What I would like to talk, about however, is some of the assumptions that Dateline NBC made in their broadcast and let you decide for yourself whatever you want to decide.
The basic set of assumptions that Dateline made is that if the HAFC product did not work as advertised from this particular mechanic, then this must mean that all HAFC devices don’t work. If all HAFC devices don’t work, then the guy who owns the company Dennis Lee must be a scammer.
If Dennis Lee is a scammer, then the whole industry of hydrogen fuel injection and HHO generators must be fraudulent and filled with nothing but scammers.
So, what did Dateline actually prove? They proved that the mechanic who installed the HAFC device either did an incompetent job or was trying to scam them. Was this fair and balanced reporting. No, and it wasn’t meant to be. It was meant to take on a particular negative viewpoint and provide evidence to prove their case.
Dateline NBC is a respected and credible news agency. Chris Hansen is well regarded. He featured Mike Allen of Popular Mechanics, a long-time critic of this technology. Both Mike Allen and Popular Mechanics add credibility to this broadcast.
But to put aside reputation for a minute, let’s just talk about the logic of this argument. Notice that it is quite a leap in logic to say that one mechanic or one product represents the whole industry. This is like saying the guy at the corner shop is selling vacuum cleaners that don’t work as advertised so the whole industry must be a scam.

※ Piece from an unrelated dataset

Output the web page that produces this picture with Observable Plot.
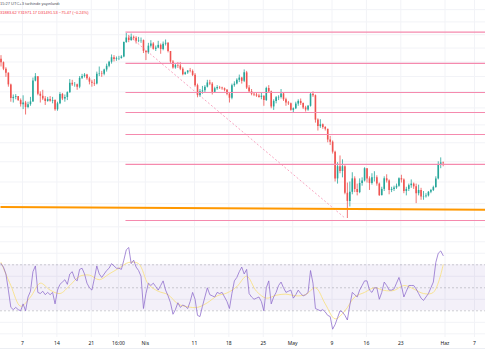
<!DOCTYPE html>
<html><head><meta charset="utf-8">
<script src="https://cdn.jsdelivr.net/npm/d3@7"></script>
<script src="https://cdn.jsdelivr.net/npm/@observablehq/plot@0.6"></script>
<style>
body{margin:0;background:#fff;font-family:"Liberation Sans",Arial,sans-serif}
#wrap{position:relative;width:485px;height:360px;overflow:hidden;background:#fff}
#price{position:absolute;left:0;top:0}
#rsi{position:absolute;left:0;top:237px}
.hdr{position:absolute;left:0;font-size:4px;white-space:nowrap;line-height:1}
#axisline{position:absolute;left:0;top:348px;width:485px;height:1px;background:#eceef3}
</style></head><body>
<div id="wrap"><div id="price"></div><div id="rsi"></div>
<div class="hdr" style="top:2px;color:#50535e">15:27 UTC+3 tarihinde yayınlandı</div>
<div class="hdr" style="top:11px;color:#f23645">31883.62 Y31971.17 D31491.53 −75.47 (−0.24%)</div>
<div id="axisline"></div>
</div>
<script>
// ---- data (BTC-like 12h candles) ----
const firstOpen = 44400;
const closes = [43900,43000,42450,40900,39150,39300,39400,38900,38400,38600,38060,38400,38740,41400,41980,39700,39440,39100,38790,39050,38810,38900,37780,38500,39670,39100,39280,39900,41110,40900,40920,40600,41760,42000,42200,41700,41260,41100,41000,42300,42360,42300,42890,43400,43960,44600,44350,44450,44500,44700,46820,47500,47130,47600,47450,47000,47060,47100,45530,45300,46280,46600,45810,46000,46400,45800,46580,46700,45500,44000,43170,43500,43440,43000,42250,42500,42750,42700,42160,40800,39520,40000,40130,40600,41150,41000,39940,40400,40550,40500,40400,40200,39700,39200,40800,41000,41500,41800,41370,42500,40480,40000,39710,39600,39470,39300,39450,38900,40430,40000,38120,38800,39240,39300,39740,39000,38600,38500,37710,37900,38470,38800,38530,38000,37750,38200,39690,39500,36550,35800,36010,35700,35500,34300,34060,33000,30300,31500,31020,31500,28940,28200,29030,30300,29290,29000,29860,30100,31300,30300,29860,30400,30420,29800,28720,29300,30310,30100,29200,29300,29430,29600,30320,30200,29100,29300,29650,29800,29540,28900,29200,28600,28630,28700,29030,29200,29470,30300,31730,31884,31808];
const highs = [44900,44000,43200,42500,41000,39600,39650,39400,39100,39500,38800,38700,39300,41800,42400,42000,40000,40200,39400,39300,39400,39300,39000,38700,39900,39800,39600,40000,41600,41500,41200,41000,42000,42300,42400,42300,41900,41500,41600,42600,43300,42700,43000,43700,44100,45000,44900,44700,44800,44900,46900,48190,47900,48100,47800,47700,47600,47500,47200,45600,46700,47100,46800,46300,47000,46600,46900,47200,46800,45500,44200,43700,43900,43900,43200,42600,42800,43100,42900,42400,41000,40300,40700,40800,41500,41500,41200,40600,40800,40700,40600,40500,40300,39800,41000,41300,41700,42200,41900,42900,42700,40800,40300,39900,39800,39700,39800,39500,40600,40800,40100,39000,39400,39500,40300,39800,39200,38800,38600,38000,38700,39000,39100,38600,38200,38300,39900,40000,39600,36700,36600,36100,35800,35500,34700,34200,33100,31900,32600,32200,31600,29900,30000,30900,30500,29800,30300,30400,31400,31300,30500,30800,31000,30600,29900,29500,30500,30700,30200,29500,29600,29800,30400,30650,30300,29500,29800,30200,29900,29800,29700,29400,29100,28900,29100,29300,29600,30500,32000,32400,31971];
const lows = [43300,42800,41900,40600,38700,38600,39000,38800,38100,37800,37150,37900,38200,38700,41300,39500,38600,38900,38300,38700,38700,38500,37600,37600,38400,38900,38700,38900,39800,40700,40600,40200,40400,41600,41800,41500,40900,40600,40700,40900,42000,41900,42100,42600,43200,43700,44000,44100,44200,44400,44600,46700,46800,47000,47100,46600,46800,46700,45200,44200,45100,46000,45700,45500,45900,45100,45600,46300,45300,43800,43000,43000,43100,42800,42100,42200,42300,42500,42000,40600,39250,39300,39700,39900,40500,40800,39600,39800,40200,40300,40200,40000,39500,38600,39000,40600,40900,41200,41000,41200,40300,39800,39500,39400,39300,39200,39000,38200,38800,39800,37900,37700,38500,38900,39100,38800,38200,38300,37600,37400,37800,38200,38300,37800,37500,37600,38100,39300,36200,35300,35600,35500,35300,34000,33700,32800,30000,29800,30800,30400,28800,26700,27700,28800,29000,28700,28900,29600,30000,29900,29200,29700,30000,29600,28650,28700,29100,29900,28800,29000,29100,29300,29500,29900,28900,28700,29100,29400,29300,28000,28700,28300,28300,28500,28600,28900,29100,29400,30200,31300,31492];
const rsiValues = [71,68,62,48,33,31,33,31,30,36,30,42,47,64,69,46,45,47,44,46,44,46,36,48,53,55,57,53,62,64,58,56,66,67,62,54,50,48,58,69,62,59,62,65,67,71,69,67,67,66,74,83,85,71,74,68,65,60,32,45,54,52,54,51,48,52,56,48,43,37,27,31,37,33,35,34,32,38,46,40,26,25,34,42,50,44,43,42,46,45,46,42,38,32,45,56,59,64,68,62,66,45,42,40,41,42,38,30,50,56,36,42,46,52,55,50,46,47,48,41,44,48,45,43,44,46,65,54,32,31,30,31,29,26,25,14,18,24,30,29,26,22,35,46,44,42,48,52,56,56,48,46,50,50,40,46,55,52,48,48,49,54,59,52,42,47,52,52,52,49,45,41,39,42,45,50,55,72,80,82,78];
const rsiMaEvery4 = [72,52,34,42,54,48,45,52,60,61,57,62,67,72,71,53,47,44,36,33.5,33,37,43,45.5,51,60,47,41,43.5,44.5,43,44,50,36,23,30,42,46,50,47.7,47.7,52,49,45,46,70];
const levels = [48400,43800,39920,37450,34910,31730,26530];
const gridPrices = [26000,28000,30000,32000,34000,36000,38000,40000,42000,44000,46000,48000,50000,52000];
const rsiGrid = [10,20,40,60,80,90];
const tickLabels = ["7","14","21","16:00","Nis","11","18","25","May","9","16","23","Haz","7"];
const tickDates = [Date.UTC(2022,2,7),Date.UTC(2022,2,14),Date.UTC(2022,2,21),Date.UTC(2022,2,26,13),Date.UTC(2022,3,1),Date.UTC(2022,3,11),Date.UTC(2022,3,18),Date.UTC(2022,3,25),Date.UTC(2022,4,1),Date.UTC(2022,4,9),Date.UTC(2022,4,16),Date.UTC(2022,4,23),Date.UTC(2022,5,1),Date.UTC(2022,5,7)].map(d=>new Date(d));
const xDomain = [new Date(Date.UTC(2022,2,2,12,32)), new Date(Date.UTC(2022,5,9,5,45))];
const levelStart = new Date(Date.UTC(2022,2,27,23,0));
const trendLine = [{t1:new Date(Date.UTC(2022,2,28,13,45)),p1:47880,t2:new Date(Date.UTC(2022,4,11,17,50)),p2:26700}];
const orangeLine = [{t1:xDomain[0],p1:27700,t2:xDomain[1],p2:27455}];

// ---- build ----
const H = 3600e3, t0 = Date.UTC(2022,2,2,12);
const UP = "#26a69a", DN = "#ef5350";
const candles = closes.map((c,i)=>({t:new Date(t0+i*12*H+3*H),o:i?closes[i-1]:firstOpen,h:highs[i],l:lows[i],c}));
candles.forEach(d=>d.col = d.c>=d.o?UP:DN);
const levelRows = levels.map(p=>({t1:levelStart,t2:xDomain[1],p}));
const rsiData = rsiValues.map((v,i)=>({t:new Date(t0+i*12*H+3*H),v}));
const maData = rsiMaEvery4.map((v,i)=>({t:new Date(t0+i*48*H+3*H),v}));
const labelOf = new Map(tickDates.map((d,i)=>[+d,tickLabels[i]]));

const price = Plot.plot({
  width:485,height:237,margin:0,
  x:{type:"utc",domain:xDomain,axis:null},
  y:{type:"log",domain:[25130,53540],axis:null},
  color:{type:"identity"},
  marks:[
    Plot.ruleY(gridPrices,{stroke:"#f2f3f7"}),
    Plot.ruleX(tickDates,{stroke:"#f2f3f7"}),
    Plot.ruleX(candles,{x:"t",y1:"l",y2:"h",stroke:"col",strokeWidth:0.8}),
    Plot.ruleX(candles,{x:"t",y1:"o",y2:"c",stroke:"col",strokeWidth:1.6}),
    Plot.link(levelRows,{x1:"t1",x2:"t2",y1:"p",y2:"p",stroke:"#f58aae",strokeWidth:1.2}),
    Plot.link(trendLine,{x1:"t1",y1:"p1",x2:"t2",y2:"p2",stroke:"#f58aae",strokeOpacity:0.75,strokeDasharray:"2,2"}),
    Plot.link(orangeLine,{x1:"t1",y1:"p1",x2:"t2",y2:"p2",stroke:"#ff9800",strokeWidth:2})
  ]
});
document.getElementById("price").append(price);

const band = [{x1:xDomain[0],x2:xDomain[1],y1:30,y2:70}];
const rsi = Plot.plot({
  width:485,height:123,marginTop:0,marginBottom:23,marginLeft:0,marginRight:0,
  x:{type:"utc",domain:xDomain},
  y:{domain:[6.8,93.7],axis:null},
  marks:[
    Plot.ruleX(tickDates,{stroke:"#f2f3f7"}),
    Plot.ruleY(rsiGrid,{stroke:"#f2f3f7"}),
    Plot.rect(band,{x1:"x1",x2:"x2",y1:"y1",y2:"y2",fill:"#7e57c2",fillOpacity:0.09}),
    Plot.ruleY([70,50,30],{stroke:"#787b86",strokeOpacity:0.45,strokeDasharray:"2,2",strokeWidth:0.8}),
    Plot.line(maData,{x:"t",y:"v",stroke:"#f9df7a",strokeWidth:0.8,curve:"catmull-rom"}),
    Plot.line(rsiData,{x:"t",y:"v",stroke:"#8c6bcc",strokeOpacity:0.85,strokeWidth:0.9}),
    Plot.axisX({ticks:tickDates,tickFormat:d=>labelOf.get(+d),tickSize:0,tickPadding:4,fontSize:5,fill:"#131722"})
  ]
});
document.getElementById("rsi").append(rsi);
</script>
</body></html>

You can make up your own mind about the hydrogen fuel injection industry, the HAFC product and the mechanic who installed it for Dateline and draw your own conclusions as to whether there is a logical progression and connection. Just remember, Dateline tested one installation from one mechanic for one product.
They did not test multiple HAFC installations from different mechanics. They certainly did not install multiple hydrogen fuel injection products with multiple mechanics and test them at multiple EPA approved test facilities. The sample of their test was a sample of one. Like I said, though, draw your own conclusions.